電源サブシステム入門:各方式の課題を再確認!(1/4 ページ)
リニアレギュレータ、スイッチングレギュレータなど、「電源」と呼ばれるものには多くの選択肢がある。本稿では、その選択肢のうちのいくつかの概要とそれぞれの問題点をまとめる。
電源の種類
一言で電源といっても、ごく単純なものから、最先端の製品に組み込まれているかなり複雑なサブシステムまで、実にさまざまな形態がある。アプリケーションにも、単純なものと複雑なものがあることを考えると、これはさして驚くことでもない。以下では、まず各種電源サブシステムの概要を整理しておく。
■ツェナーダイオード
最も単純な電源サブシステムとしては、大きなツェナーダイオードを利用する方法がある。抵抗とダイオードを組み合わせるアプローチは最も単純であるが故に、最も信頼性が高いともいえる。ツェナーダイオードは大量の熱を放出するが、実際にこの方法を用いるような用途では、その熱を簡単に取り除くことができるため、問題にはならないことが多い。
■リニアレギュレータ
もう少し複雑かつ、一般的に使用されているものとして、リニアレギュレータが挙げられる。米National Semiconductor社のウェブサイトで一番よくダウンロードされているデータシートは「LM317」のものだという。
リニアレギュレータでは、内部のトランジスタ(パストランジスタ)が可変抵抗、つまりバリスタとして機能する。従来、リニアレギュレータではNPN型のトランジスタが使用されていたが、低ドロップアウト型のレギュレータの場合、PNP型のトランジスタが使用されることが多い。
■チャージポンプ方式コンバータ
チャージポンプを利用した電源サブシステムは、さらに複雑なものだといえる。複数のトランジスタをスイッチとして使用し、それらのスイッチを使ってコンデンサに電荷を送る。そのコンデンサが蓄電/放電することで、電圧源として機能する。
■スイッチングレギュレータ
スイッチングレギュレータともなると、複雑さは一気に高まる。一般に、スイッチングレギュレータによる電源サブシステムでは、インダクタンスや、スイッチとして機能するトランジスタ、制御ループが利用される。スイッチングレギュレータの完成品を購入することもできるが、部品を買ってきて自分で作製することも可能である。
スイッチングレギュレータには、降圧型(バック)、昇圧型(ブースト)、反転型、絶縁型、SEPIC(single ended primary inductance converter)型、チョーク(Cuk)型など、生成する電圧や方式などにさまざまな種類がある。
■AC-DCコンバータ
1つのDC電圧を基に、別のDC電圧を生成するものがDC-DCコンバータである。DC-DCコンバータを用いる場合にも、その入力となるDC電圧を生成するために、AC電圧をDC電圧に変換するトランスなどの回路、すなわちAC-DCコンバータが組み込まれているケースがある。
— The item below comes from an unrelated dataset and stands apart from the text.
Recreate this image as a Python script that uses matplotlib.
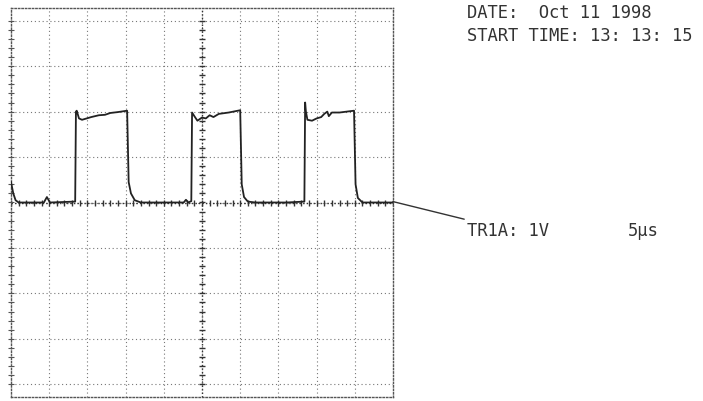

そうしたものの1つに、PFC(power factor correction)回路がある。PFC回路では、昇圧型コンバータのトポロジによって入力電流を入力電圧に比例させるため、従来のAC-DCコンバータに見られるような、入力電流の大きなスパイクは発生しない。
■デジタル電源
電源分野の新語に、「デジタル電源」というものがある*1)。この言葉は非常に広い意味で使われ、単にデジタル入力を使ってレギュレータをシャットダウン可能であるものや、レギュレータとほかのチップとの間でデジタル通信を行い、アナログPWM回路の動作を監視/管理するタイプのもの、DSPを用いたループによりPWM制御を行うものなどさまざまな種類がある。
脚注
※1…Conner, Margery, "Digital-power controllers offer digital and analog architecture," EDN, Aug 3, 2006, p.28.